WHAT YOU HAVE TO DO. Copy out exactly the lines spanning the line with "Emit a Python" to the line with "b_pmma = [11.0, 8.2, 7.1, 6.2, 9.0, 6.5, 5.0, 2.7, 2.5]", inclusive, from the data underneath, with no pictures.

— start of DATA RECORDS —

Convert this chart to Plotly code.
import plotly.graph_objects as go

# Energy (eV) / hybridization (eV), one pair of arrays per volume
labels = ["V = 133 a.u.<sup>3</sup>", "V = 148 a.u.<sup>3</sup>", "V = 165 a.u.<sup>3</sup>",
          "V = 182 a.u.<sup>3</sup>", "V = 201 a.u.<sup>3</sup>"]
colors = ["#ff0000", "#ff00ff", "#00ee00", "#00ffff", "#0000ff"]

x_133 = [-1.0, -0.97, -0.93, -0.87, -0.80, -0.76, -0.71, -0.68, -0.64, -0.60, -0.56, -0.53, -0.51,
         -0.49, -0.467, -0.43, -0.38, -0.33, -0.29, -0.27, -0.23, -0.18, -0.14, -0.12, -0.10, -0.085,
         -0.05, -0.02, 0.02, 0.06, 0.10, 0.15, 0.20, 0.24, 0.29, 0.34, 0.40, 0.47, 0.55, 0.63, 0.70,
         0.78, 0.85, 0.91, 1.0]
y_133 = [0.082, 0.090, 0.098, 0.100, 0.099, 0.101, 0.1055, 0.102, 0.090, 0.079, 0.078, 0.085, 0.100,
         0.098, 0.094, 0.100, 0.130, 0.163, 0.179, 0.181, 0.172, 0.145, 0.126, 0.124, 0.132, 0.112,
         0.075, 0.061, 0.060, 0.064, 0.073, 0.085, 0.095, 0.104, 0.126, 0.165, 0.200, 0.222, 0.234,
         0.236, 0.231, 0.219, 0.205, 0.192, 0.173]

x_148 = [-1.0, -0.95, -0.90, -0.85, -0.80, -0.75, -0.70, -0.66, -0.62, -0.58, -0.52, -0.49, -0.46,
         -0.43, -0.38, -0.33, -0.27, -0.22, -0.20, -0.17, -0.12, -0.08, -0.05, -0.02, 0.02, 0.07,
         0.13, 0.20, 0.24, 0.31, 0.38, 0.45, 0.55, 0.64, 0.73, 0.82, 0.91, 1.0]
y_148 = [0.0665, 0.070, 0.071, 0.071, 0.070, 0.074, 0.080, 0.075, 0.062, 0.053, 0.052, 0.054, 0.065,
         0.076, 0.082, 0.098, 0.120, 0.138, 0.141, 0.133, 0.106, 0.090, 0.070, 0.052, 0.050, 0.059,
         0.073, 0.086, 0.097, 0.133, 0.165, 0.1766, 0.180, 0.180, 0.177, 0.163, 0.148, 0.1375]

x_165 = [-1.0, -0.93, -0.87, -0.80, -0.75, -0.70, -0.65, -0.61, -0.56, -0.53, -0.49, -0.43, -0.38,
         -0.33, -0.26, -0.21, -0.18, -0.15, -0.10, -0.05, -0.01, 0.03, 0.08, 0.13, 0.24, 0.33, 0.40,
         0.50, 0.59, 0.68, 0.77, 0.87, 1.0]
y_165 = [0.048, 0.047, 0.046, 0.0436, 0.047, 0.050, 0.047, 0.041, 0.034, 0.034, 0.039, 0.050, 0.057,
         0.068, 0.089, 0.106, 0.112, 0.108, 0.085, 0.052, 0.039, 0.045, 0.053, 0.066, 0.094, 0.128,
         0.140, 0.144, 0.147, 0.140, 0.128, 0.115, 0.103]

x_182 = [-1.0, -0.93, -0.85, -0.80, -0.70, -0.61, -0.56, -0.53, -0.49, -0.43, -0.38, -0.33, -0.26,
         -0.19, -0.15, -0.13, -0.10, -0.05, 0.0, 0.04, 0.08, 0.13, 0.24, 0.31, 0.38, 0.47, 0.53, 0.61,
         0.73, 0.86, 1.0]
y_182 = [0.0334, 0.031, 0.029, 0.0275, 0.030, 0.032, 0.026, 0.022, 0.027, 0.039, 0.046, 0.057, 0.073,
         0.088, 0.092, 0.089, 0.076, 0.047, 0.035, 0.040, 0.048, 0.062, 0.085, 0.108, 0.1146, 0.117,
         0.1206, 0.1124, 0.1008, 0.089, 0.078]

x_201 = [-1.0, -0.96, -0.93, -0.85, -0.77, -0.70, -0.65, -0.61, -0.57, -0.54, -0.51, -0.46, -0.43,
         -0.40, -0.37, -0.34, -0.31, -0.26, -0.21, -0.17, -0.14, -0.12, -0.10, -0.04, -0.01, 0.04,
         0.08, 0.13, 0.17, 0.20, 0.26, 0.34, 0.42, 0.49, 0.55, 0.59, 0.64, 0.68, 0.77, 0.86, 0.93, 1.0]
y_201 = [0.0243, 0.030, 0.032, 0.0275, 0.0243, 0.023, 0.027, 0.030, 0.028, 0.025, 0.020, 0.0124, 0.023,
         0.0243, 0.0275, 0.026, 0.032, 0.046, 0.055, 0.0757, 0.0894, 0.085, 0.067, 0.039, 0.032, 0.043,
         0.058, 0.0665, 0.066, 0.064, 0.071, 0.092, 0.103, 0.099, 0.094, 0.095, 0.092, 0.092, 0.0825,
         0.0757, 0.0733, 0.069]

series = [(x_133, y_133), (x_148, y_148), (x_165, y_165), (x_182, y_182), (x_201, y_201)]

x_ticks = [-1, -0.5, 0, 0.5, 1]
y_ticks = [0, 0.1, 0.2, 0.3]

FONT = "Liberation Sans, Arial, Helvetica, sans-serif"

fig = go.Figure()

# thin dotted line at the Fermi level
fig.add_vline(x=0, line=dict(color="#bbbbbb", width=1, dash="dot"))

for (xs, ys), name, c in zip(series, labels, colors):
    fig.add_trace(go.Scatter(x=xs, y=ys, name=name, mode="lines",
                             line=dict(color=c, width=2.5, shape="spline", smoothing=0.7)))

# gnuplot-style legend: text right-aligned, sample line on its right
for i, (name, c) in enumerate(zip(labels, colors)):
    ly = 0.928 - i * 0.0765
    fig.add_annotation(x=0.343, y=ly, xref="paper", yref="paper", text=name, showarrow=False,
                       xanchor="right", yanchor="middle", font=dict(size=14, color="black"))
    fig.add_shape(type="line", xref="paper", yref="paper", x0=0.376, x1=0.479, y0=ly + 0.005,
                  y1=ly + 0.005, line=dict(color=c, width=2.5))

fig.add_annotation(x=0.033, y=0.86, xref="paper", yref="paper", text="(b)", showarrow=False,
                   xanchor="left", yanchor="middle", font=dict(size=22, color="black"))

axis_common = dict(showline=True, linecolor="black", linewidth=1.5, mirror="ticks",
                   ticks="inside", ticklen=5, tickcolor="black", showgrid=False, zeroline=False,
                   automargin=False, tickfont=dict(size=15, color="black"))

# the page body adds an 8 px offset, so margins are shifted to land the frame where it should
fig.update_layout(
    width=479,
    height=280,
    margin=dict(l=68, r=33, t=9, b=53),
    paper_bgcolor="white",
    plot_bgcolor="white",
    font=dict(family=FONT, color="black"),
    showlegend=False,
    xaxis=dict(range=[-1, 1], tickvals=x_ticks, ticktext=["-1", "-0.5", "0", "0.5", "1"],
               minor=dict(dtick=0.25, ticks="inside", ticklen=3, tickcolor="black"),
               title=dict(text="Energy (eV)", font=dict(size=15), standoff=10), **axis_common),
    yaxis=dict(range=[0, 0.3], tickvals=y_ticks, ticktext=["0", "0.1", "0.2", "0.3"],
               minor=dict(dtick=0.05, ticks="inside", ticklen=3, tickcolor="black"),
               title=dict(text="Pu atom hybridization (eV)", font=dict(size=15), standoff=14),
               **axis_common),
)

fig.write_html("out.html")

— end of DATA RECORDS —
— start of DATA RECORDS —

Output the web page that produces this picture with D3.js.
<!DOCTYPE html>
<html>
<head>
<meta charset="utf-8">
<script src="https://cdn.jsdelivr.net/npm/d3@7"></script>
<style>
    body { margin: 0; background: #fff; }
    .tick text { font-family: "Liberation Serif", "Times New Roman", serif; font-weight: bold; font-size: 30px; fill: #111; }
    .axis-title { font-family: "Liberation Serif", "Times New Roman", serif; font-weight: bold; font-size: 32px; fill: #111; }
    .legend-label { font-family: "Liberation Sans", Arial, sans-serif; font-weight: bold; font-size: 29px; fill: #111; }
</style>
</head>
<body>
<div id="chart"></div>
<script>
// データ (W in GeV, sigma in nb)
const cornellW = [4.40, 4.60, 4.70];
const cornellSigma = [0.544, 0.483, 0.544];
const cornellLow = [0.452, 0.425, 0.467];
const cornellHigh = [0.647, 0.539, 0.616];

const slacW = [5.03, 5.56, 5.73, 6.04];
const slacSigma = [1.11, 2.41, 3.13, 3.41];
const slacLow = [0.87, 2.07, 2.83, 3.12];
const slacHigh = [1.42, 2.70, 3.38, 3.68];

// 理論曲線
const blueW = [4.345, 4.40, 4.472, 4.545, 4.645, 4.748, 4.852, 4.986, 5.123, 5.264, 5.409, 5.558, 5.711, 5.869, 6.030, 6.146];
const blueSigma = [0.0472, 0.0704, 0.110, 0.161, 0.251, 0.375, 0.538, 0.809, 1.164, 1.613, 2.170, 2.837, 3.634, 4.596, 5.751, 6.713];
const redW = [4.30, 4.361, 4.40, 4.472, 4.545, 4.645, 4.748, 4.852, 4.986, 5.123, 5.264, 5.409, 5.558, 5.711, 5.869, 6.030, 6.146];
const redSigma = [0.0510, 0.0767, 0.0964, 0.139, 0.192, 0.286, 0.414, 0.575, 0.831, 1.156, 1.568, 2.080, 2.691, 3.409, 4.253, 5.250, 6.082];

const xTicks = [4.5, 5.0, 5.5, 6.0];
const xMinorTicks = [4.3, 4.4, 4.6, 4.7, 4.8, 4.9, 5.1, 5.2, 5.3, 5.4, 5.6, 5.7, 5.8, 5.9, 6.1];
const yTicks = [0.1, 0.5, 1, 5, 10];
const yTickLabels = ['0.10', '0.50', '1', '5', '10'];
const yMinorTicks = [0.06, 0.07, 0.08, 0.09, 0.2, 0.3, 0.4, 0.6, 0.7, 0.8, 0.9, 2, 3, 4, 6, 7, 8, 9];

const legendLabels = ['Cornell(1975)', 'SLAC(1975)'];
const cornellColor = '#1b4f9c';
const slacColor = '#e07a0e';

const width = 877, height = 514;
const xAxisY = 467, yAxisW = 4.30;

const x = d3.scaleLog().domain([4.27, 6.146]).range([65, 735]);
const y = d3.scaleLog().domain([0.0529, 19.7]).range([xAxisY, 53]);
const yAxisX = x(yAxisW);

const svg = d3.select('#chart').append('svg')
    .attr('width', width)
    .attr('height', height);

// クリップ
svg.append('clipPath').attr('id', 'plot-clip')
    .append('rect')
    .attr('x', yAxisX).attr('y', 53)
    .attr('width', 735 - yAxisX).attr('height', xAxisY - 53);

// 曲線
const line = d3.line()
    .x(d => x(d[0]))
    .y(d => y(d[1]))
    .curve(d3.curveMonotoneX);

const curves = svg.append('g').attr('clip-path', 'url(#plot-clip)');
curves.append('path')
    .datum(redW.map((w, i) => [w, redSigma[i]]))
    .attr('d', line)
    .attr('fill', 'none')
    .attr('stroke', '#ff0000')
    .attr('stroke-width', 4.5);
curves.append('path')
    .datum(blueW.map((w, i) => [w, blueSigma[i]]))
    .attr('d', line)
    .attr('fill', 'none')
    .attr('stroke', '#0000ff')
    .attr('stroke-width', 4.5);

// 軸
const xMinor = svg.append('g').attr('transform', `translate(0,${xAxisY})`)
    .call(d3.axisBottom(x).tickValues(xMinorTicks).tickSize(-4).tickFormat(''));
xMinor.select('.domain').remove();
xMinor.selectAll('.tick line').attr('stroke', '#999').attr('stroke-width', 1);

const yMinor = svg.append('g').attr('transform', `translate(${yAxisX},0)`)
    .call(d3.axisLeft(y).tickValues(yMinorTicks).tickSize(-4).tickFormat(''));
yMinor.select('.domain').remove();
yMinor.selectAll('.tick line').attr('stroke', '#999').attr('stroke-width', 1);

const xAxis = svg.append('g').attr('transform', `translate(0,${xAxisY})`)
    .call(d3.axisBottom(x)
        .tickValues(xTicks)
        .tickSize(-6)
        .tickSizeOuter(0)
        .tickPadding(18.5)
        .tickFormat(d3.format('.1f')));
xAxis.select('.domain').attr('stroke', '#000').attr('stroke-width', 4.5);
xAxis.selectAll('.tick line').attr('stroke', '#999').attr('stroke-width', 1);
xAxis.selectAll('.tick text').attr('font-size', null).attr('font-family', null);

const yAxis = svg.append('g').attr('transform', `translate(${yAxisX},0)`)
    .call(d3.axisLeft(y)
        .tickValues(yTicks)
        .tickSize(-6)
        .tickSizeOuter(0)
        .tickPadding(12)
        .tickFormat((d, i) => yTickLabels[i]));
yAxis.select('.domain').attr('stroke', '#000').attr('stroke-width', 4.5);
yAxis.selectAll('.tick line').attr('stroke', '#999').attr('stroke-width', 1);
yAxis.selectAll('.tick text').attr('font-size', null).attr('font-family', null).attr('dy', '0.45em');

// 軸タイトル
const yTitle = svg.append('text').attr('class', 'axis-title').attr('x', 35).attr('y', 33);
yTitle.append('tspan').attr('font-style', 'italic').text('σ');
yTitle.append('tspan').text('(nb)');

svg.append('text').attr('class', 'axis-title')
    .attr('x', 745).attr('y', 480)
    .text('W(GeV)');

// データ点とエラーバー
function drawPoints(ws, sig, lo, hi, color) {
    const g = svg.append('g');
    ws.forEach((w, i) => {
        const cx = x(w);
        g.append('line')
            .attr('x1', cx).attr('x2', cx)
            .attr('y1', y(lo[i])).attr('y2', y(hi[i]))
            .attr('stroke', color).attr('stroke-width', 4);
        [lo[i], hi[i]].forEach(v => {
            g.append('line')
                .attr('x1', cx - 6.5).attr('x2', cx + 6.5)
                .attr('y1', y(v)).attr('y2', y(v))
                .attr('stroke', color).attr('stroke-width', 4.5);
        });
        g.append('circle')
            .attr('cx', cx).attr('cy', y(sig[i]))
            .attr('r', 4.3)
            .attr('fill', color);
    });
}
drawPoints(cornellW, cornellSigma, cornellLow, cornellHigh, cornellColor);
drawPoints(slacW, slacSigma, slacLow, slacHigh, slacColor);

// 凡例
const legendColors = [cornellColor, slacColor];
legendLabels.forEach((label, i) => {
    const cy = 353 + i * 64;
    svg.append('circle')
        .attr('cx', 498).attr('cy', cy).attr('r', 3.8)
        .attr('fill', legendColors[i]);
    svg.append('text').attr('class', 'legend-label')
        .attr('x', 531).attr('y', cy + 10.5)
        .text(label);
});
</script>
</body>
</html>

— end of DATA RECORDS —
— start of DATA RECORDS —

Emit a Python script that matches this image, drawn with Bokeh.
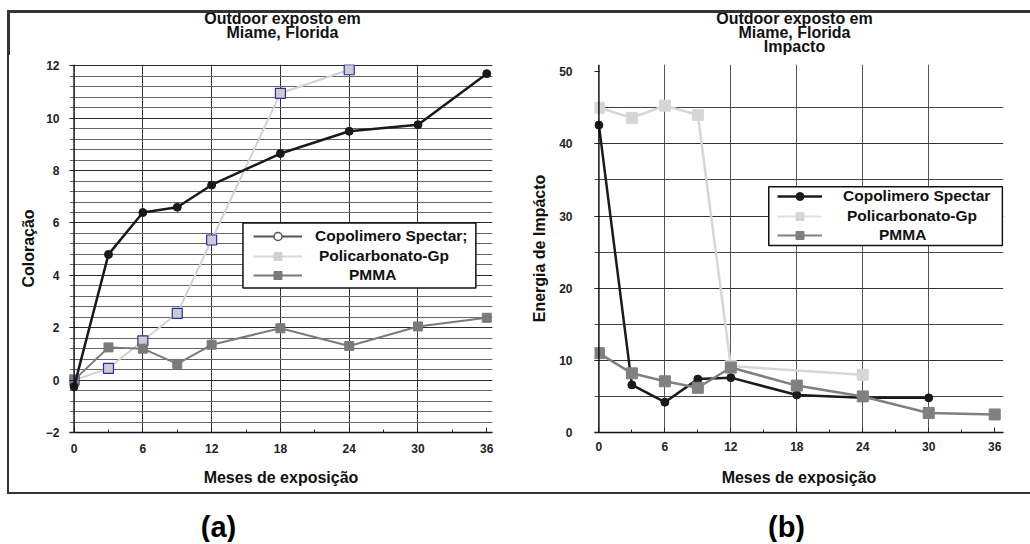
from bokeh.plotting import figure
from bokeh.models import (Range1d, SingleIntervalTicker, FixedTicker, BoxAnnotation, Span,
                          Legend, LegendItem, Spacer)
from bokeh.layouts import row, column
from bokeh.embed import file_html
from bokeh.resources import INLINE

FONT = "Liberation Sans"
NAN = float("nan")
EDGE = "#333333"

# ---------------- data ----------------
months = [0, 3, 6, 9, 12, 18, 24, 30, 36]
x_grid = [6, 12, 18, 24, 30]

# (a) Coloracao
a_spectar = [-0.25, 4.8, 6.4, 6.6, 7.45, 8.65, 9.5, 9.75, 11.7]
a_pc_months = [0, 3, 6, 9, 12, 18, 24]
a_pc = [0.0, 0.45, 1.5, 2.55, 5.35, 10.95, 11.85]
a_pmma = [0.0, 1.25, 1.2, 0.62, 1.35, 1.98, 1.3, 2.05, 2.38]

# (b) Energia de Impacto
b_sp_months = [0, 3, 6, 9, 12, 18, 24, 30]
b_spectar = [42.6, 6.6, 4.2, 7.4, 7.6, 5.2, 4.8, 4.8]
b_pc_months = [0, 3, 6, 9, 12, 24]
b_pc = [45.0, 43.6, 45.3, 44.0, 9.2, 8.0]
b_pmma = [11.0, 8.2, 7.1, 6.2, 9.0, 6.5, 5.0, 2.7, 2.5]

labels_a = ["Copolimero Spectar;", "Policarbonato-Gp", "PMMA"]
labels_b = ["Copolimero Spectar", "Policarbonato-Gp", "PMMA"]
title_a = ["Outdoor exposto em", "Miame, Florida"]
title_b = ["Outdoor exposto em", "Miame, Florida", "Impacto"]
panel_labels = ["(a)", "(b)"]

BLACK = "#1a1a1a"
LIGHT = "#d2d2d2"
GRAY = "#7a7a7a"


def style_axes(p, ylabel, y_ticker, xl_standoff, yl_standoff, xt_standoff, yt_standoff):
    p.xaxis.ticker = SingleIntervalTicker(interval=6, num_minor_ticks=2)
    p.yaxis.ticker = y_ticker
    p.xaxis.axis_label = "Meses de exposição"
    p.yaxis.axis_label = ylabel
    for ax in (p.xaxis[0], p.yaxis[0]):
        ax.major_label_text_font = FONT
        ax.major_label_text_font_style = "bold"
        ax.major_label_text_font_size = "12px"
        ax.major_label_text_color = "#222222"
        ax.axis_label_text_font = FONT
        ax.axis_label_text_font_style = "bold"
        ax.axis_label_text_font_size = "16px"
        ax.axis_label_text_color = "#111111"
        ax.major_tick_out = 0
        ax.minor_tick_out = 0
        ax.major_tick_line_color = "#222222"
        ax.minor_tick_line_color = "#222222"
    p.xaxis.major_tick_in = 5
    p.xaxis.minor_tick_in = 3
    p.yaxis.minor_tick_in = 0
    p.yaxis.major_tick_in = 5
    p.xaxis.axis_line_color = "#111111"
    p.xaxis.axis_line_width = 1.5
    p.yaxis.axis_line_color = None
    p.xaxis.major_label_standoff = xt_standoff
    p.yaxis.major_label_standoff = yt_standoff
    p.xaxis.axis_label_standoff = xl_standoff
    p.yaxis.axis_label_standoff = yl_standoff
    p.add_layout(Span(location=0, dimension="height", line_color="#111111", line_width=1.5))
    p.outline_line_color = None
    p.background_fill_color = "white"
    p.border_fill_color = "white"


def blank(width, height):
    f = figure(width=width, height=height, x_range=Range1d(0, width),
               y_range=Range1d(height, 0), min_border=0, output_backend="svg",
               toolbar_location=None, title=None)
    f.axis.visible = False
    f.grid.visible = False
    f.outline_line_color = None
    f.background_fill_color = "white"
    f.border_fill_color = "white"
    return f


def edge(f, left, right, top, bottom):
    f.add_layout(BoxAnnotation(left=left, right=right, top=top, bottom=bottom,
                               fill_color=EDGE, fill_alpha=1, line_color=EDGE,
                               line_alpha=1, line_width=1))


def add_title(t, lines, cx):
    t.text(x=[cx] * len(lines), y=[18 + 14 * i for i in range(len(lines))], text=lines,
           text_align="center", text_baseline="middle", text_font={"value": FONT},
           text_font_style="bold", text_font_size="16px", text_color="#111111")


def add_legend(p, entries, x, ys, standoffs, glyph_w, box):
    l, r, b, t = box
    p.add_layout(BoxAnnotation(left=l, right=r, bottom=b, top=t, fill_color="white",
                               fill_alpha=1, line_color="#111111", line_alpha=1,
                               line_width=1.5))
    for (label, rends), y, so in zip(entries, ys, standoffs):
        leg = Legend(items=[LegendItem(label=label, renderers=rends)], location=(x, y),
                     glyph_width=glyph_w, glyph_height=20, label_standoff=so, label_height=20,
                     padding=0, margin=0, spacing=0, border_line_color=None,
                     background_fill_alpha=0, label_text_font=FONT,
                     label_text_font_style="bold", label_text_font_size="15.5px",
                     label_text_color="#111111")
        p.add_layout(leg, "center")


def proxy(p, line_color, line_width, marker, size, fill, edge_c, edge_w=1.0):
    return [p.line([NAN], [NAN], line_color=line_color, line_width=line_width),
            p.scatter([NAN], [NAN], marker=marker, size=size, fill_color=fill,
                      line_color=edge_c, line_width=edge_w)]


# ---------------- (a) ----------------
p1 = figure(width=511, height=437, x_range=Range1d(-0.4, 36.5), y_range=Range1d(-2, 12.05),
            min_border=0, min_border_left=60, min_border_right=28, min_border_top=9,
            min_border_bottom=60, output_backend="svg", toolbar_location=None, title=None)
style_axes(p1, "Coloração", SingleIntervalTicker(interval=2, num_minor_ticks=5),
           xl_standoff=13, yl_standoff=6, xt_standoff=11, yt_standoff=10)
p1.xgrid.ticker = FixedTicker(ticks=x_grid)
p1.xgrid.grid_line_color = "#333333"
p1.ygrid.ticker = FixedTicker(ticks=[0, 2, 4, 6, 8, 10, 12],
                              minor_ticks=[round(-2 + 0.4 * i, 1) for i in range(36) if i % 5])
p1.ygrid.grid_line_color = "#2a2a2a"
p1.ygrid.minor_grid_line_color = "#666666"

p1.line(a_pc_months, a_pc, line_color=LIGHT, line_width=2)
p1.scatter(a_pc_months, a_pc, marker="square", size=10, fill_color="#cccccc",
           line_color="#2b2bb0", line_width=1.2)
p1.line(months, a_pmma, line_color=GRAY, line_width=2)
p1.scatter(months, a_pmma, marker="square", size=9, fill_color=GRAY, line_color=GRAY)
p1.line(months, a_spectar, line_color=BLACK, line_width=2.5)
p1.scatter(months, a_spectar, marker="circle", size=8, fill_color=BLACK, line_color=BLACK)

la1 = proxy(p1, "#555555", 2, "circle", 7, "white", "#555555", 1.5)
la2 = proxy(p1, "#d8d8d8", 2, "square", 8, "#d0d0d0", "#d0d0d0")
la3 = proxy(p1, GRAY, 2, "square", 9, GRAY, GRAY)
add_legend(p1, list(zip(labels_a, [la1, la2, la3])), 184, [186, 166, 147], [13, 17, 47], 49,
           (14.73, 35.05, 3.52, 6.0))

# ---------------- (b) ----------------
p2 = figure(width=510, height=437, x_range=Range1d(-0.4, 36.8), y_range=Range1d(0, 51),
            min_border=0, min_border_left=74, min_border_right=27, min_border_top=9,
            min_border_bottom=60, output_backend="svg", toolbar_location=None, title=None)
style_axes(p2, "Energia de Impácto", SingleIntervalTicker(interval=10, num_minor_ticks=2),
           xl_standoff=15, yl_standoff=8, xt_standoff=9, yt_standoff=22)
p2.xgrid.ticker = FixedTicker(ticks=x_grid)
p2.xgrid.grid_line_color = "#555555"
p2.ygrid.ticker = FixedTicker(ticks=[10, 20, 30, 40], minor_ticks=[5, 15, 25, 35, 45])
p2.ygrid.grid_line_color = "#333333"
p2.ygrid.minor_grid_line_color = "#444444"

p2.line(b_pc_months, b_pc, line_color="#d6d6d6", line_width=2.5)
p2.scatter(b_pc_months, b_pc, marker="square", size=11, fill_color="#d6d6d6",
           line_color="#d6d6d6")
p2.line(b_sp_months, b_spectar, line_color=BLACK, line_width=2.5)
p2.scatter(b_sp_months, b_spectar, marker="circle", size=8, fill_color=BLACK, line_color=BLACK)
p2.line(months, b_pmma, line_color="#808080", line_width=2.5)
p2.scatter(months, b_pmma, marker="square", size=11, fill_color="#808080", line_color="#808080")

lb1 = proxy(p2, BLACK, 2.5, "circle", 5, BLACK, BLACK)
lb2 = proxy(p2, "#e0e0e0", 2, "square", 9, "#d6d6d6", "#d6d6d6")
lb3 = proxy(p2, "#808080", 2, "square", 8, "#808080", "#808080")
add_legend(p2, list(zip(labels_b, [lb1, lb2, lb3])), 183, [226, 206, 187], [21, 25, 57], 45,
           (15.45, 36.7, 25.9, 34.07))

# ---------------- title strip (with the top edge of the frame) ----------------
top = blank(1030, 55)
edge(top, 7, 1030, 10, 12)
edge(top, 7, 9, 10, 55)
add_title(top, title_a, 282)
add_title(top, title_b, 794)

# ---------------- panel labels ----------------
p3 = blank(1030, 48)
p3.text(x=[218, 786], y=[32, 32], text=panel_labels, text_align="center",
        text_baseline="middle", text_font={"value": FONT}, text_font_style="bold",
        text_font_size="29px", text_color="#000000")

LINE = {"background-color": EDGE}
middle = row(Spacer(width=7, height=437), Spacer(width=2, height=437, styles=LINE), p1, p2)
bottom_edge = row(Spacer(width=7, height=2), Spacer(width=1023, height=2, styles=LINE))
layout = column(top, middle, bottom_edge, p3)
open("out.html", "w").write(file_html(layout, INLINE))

— end of DATA RECORDS —

OUTPUT OF THE TASK.
Emit a Python script that matches this image, drawn with Bokeh.
from bokeh.plotting import figure
from bokeh.models import (Range1d, SingleIntervalTicker, FixedTicker, BoxAnnotation, Span,
                          Legend, LegendItem, Spacer)
from bokeh.layouts import row, column
from bokeh.embed import file_html
from bokeh.resources import INLINE

FONT = "Liberation Sans"
NAN = float("nan")
EDGE = "#333333"

# ---------------- data ----------------
months = [0, 3, 6, 9, 12, 18, 24, 30, 36]
x_grid = [6, 12, 18, 24, 30]

# (a) Coloracao
a_spectar = [-0.25, 4.8, 6.4, 6.6, 7.45, 8.65, 9.5, 9.75, 11.7]
a_pc_months = [0, 3, 6, 9, 12, 18, 24]
a_pc = [0.0, 0.45, 1.5, 2.55, 5.35, 10.95, 11.85]
a_pmma = [0.0, 1.25, 1.2, 0.62, 1.35, 1.98, 1.3, 2.05, 2.38]

# (b) Energia de Impacto
b_sp_months = [0, 3, 6, 9, 12, 18, 24, 30]
b_spectar = [42.6, 6.6, 4.2, 7.4, 7.6, 5.2, 4.8, 4.8]
b_pc_months = [0, 3, 6, 9, 12, 24]
b_pc = [45.0, 43.6, 45.3, 44.0, 9.2, 8.0]
b_pmma = [11.0, 8.2, 7.1, 6.2, 9.0, 6.5, 5.0, 2.7, 2.5]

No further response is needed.